Tips for Improving Your Chances of Getting Hired
tips for Improving
When it comes to your job search, you want to take every advantage that you can get. So when you’re applying for a job, why not use some of the same tools that hiring managers are using when they’re determining who their top candidates are? Here, we’ll take a quick look at some of the things that managers look at when making their decisions, and how you can use that information to help you.
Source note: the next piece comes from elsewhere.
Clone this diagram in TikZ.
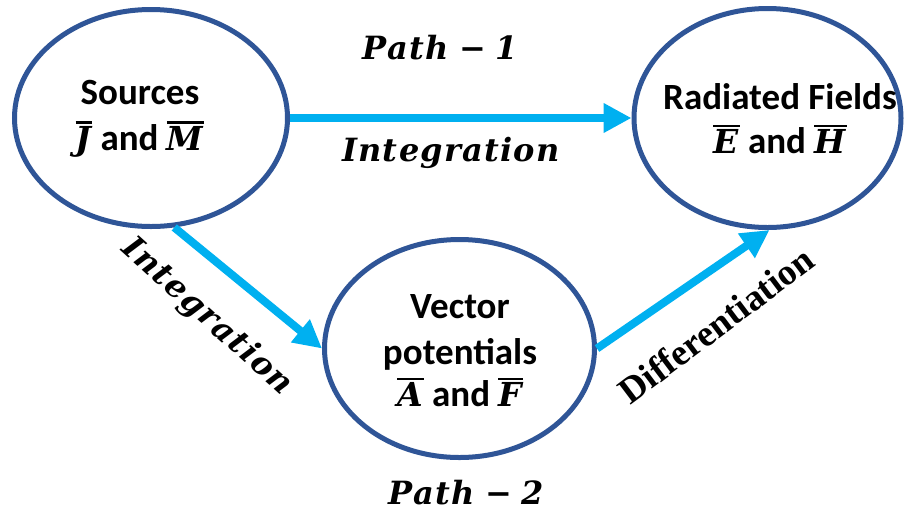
\RequirePackage{fix-cm}
\documentclass[tikz,border=0pt]{standalone}
\usepackage{fontspec}
\setmainfont{Carlito}
\newfontfamily\timesf{Liberation Serif}
\newfontfamily\mathf[LetterSpace=4]{DejaVu Serif}
\newfontfamily\mathv{DejaVu Serif}
\usetikzlibrary{shapes.geometric,arrows.meta}
\definecolor{ringblue}{HTML}{2F5597}
\definecolor{arrowcyan}{HTML}{00B0F0}
\newcommand{\vbar}[1]{\vbox{\hrule height 2.2pt\kern3pt\hbox{\mathv\bfseries\itshape\fontsize{33}{40}\selectfont #1\kern1pt}}}
\tikzset{
  ring/.style={ellipse, draw=ringblue, line width=5pt, inner sep=0pt, fill=white},
  lbl/.style={font=\bfseries\fontsize{37}{46}\selectfont, align=center, inner sep=0pt},
  mlbl/.style={font=\mathf\bfseries\itshape\fontsize{32}{40}\selectfont, inner sep=0pt},
  flow/.style={draw=arrowcyan, line width=8pt, -{Triangle[length=28pt,width=28pt]}}
}
\begin{document}
\begin{tikzpicture}[x=1pt,y=-1pt]
\useasboundingbox (0,0) rectangle (904,512);
\node[ring, minimum width=273pt, minimum height=217pt] (L) at (151,118) {};
\node[ring, minimum width=267pt, minimum height=219pt] (R) at (767.5,118) {};
\node[ring, minimum width=270pt, minimum height=218pt] (B) at (459.5,348.5) {};

\node[lbl] (ltxt) at (140,119) {Sources\\\vbar{J} and \vbar{M}};
\node[lbl] (rtxt) at (780,119) {Radiated Fields\\[-2pt]\vbar{E} and \vbar{H}};
\node[lbl] (btxt) at (460,351) {Vector\\potentials\\[-4pt]\vbar{A} and \vbar{F}};

\draw[flow] (L.east) -- (R.west);
\draw[flow] (L.-78) -- (B.west);
\draw[flow] (B.east) -- (R.-89);

\node[mlbl] (p1) at (440,48) {Path\hspace{11pt}−\hspace{9pt}1};
\node[mlbl] (i1) at (451,153) {Integration};
\node[mlbl] (p2) at (466,493) {Path\hspace{11pt}−\hspace{9pt}2};
\node[mlbl, rotate=-42] (i2) at (207,317) {Integration};
\node[inner sep=0pt, rotate=37, font=\timesf\bfseries\fontsize{37}{40}\selectfont] (d1) at (716,325) {Differentiation};
\end{tikzpicture}
\end{document}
What does Your Commute Like
How long is your commute to work going to be every day? This is actually pretty simple to figure out, and many employers do this anyway to make sure that their compensation offerings can stay as low as possible. If two equally qualified candidates are up for a job, but one has a 90 minute commute, while the other has a 15 minute commute, it’s far easier to justify hiring the one that lives closer. Not only does that person have a better statistical shot of staying at the position, the company can pay them less without the increased cost of getting to and from work hanging over anybody’s head. If you aren’t sure how far you live from the place that you are considering applying to, look it up on Google Maps. They can give you a pretty precise time on how long it will take to get there.
Watch Your Facebook Usage
Everyone is on Facebook. You are, your friends are, and your prospective employer—and the people that will be making decisions about whether or not they should hire you—are. With all of this very obvious, why would you put things on Facebook (or any other social media site, for that matter) that might jeopardize your chances of getting a job? Spend some time cleaning up your social media trail, and make sure that you are creating a professional image for yourself.
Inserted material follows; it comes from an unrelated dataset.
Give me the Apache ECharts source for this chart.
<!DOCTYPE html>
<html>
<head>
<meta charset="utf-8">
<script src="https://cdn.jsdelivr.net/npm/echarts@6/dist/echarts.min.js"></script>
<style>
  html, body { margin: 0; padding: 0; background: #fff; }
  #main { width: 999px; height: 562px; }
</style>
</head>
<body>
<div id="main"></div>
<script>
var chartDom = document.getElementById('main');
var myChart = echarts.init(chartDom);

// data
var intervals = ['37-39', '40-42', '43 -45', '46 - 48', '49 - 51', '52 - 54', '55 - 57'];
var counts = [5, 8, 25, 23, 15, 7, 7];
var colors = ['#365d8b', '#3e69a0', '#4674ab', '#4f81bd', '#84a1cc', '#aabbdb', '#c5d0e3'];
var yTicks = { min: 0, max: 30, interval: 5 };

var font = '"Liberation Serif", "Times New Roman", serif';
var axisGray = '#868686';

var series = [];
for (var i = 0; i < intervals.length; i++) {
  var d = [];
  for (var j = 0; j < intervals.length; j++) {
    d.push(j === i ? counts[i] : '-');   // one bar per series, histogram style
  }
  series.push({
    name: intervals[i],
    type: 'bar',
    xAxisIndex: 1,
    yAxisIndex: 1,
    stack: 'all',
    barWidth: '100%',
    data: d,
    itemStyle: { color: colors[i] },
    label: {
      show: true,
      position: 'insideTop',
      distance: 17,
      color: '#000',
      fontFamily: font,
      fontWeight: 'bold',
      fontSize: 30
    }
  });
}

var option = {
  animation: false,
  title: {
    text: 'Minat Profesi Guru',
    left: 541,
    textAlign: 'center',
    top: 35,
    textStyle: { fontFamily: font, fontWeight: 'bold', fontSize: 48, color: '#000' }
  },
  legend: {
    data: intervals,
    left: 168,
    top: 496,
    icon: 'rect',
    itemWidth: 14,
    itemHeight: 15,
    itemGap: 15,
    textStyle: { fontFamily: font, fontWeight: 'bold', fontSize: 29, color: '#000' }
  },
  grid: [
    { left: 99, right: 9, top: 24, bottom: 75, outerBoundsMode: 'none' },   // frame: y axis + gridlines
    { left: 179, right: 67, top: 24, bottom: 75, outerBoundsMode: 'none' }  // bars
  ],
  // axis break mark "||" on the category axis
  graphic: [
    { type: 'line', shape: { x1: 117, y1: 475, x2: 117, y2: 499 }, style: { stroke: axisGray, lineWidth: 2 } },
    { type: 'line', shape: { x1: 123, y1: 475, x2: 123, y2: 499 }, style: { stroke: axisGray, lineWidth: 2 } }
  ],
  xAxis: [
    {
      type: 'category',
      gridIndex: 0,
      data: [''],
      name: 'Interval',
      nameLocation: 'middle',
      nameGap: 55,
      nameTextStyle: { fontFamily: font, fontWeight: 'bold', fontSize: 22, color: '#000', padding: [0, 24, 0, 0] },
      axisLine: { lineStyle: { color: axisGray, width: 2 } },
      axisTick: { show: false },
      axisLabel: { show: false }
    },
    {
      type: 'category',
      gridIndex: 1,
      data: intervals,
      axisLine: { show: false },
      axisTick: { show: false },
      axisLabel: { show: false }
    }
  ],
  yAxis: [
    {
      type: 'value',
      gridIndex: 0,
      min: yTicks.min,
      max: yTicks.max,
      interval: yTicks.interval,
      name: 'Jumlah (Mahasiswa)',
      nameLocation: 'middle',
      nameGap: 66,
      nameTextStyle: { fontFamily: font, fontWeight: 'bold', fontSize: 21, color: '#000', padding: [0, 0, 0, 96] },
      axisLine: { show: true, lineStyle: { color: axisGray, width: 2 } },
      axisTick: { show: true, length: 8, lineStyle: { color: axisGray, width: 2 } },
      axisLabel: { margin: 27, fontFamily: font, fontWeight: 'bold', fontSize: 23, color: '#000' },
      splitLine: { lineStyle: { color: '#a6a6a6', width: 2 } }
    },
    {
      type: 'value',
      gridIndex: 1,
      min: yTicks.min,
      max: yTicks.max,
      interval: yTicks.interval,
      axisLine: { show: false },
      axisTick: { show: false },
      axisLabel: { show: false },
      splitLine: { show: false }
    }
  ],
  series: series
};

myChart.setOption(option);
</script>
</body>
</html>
Also, there are a ton of tools on social media that can help you find a better job, too. Putting the power of networking aside, think about the apps that are out there that you can use. One helpful one is called a word cloud. Word is perhaps the most popular example here. You can put your resume into this app, and it will let you know which keywords you are using, and how often. And when this is compared to the job application that you’re filling out, you can now see which keywords you should be adding to your strengths and skills in order to help yourself stand out from everybody else that’s applying for the job. It’s a simple trick, and it allows you to fine tune your resume and application answers based upon the industry, the company, and the position that you’re going for.
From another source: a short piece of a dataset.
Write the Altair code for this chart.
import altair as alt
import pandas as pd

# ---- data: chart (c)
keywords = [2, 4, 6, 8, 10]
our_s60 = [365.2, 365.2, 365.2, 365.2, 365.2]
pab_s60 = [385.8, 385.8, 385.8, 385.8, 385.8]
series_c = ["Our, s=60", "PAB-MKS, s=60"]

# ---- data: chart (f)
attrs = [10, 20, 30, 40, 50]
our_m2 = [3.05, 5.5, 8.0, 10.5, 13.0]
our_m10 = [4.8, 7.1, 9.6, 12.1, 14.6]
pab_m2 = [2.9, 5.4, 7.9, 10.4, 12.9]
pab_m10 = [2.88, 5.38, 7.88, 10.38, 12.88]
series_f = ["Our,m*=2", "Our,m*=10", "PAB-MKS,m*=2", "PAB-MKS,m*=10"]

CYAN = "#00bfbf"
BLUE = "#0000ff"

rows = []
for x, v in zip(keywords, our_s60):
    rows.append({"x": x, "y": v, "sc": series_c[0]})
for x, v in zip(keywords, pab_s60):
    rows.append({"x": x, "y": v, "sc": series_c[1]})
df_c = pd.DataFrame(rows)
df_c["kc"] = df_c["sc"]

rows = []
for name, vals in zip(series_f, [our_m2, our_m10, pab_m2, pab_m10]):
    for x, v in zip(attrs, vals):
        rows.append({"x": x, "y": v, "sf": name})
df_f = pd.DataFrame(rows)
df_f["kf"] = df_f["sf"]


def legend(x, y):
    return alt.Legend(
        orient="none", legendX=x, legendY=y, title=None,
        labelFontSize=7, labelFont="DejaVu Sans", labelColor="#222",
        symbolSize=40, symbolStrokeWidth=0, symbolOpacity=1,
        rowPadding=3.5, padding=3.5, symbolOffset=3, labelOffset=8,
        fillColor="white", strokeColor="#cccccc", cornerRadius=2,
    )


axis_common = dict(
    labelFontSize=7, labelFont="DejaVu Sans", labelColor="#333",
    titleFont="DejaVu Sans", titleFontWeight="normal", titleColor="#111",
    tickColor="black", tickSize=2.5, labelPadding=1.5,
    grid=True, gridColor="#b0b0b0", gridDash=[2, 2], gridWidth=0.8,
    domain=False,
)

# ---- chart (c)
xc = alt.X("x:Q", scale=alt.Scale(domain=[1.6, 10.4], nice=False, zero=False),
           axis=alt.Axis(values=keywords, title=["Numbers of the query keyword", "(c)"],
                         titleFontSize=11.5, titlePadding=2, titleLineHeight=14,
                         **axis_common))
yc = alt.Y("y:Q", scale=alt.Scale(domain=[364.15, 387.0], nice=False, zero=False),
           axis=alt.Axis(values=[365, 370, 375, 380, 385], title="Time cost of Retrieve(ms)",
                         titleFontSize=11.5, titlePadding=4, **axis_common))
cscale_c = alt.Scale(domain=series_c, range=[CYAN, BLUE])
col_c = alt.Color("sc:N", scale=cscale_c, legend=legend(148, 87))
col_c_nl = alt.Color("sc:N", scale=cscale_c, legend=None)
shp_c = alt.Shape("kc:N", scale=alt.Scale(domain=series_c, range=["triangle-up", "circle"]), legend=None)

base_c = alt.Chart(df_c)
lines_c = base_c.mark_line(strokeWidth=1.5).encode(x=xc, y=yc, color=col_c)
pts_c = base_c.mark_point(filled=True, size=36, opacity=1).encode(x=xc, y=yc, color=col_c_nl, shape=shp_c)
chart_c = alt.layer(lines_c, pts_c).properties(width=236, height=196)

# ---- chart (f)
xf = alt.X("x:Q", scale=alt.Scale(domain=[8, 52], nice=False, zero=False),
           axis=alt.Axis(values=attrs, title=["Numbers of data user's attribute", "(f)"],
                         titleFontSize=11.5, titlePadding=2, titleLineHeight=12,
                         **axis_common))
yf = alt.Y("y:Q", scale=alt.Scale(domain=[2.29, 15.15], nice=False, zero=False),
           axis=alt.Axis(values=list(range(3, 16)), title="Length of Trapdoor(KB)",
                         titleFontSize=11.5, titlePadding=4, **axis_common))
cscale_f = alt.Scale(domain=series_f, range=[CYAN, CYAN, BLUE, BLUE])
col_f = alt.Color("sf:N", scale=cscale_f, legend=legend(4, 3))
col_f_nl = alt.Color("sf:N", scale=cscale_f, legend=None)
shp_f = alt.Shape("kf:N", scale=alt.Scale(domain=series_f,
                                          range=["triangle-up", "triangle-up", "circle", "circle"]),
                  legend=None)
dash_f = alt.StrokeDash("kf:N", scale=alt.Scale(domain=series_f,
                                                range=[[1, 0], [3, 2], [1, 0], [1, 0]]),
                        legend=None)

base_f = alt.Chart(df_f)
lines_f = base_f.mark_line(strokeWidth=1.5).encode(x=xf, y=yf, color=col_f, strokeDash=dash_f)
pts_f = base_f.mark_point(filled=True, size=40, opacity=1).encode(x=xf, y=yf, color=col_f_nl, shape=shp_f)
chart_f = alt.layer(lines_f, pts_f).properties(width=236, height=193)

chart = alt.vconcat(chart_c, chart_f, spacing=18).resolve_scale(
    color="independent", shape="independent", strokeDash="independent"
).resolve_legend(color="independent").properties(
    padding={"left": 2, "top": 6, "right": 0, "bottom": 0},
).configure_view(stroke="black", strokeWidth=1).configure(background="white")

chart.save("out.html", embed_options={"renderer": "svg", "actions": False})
Speaking of social media, LinkedIn has some powerful tools that allow you to show your expertise in certain areas. I’m not talking about the parts where you can list your skills and people can endorse them, but the interactive parts. You can write and publish articles on the site, or you can just link to those that have already been published. Sharing them with people in your groups and in your network shows that you take your industry seriously. More importantly, it shows future employers that not only do you understand your career path, but that you are sincerely interested in it, a student of it, and that you want others to know that. If you’re unsure where to start, start with the things that you’re already reading that interest you. If you find them helpful, others will likely find them the same. Just don’t overpost.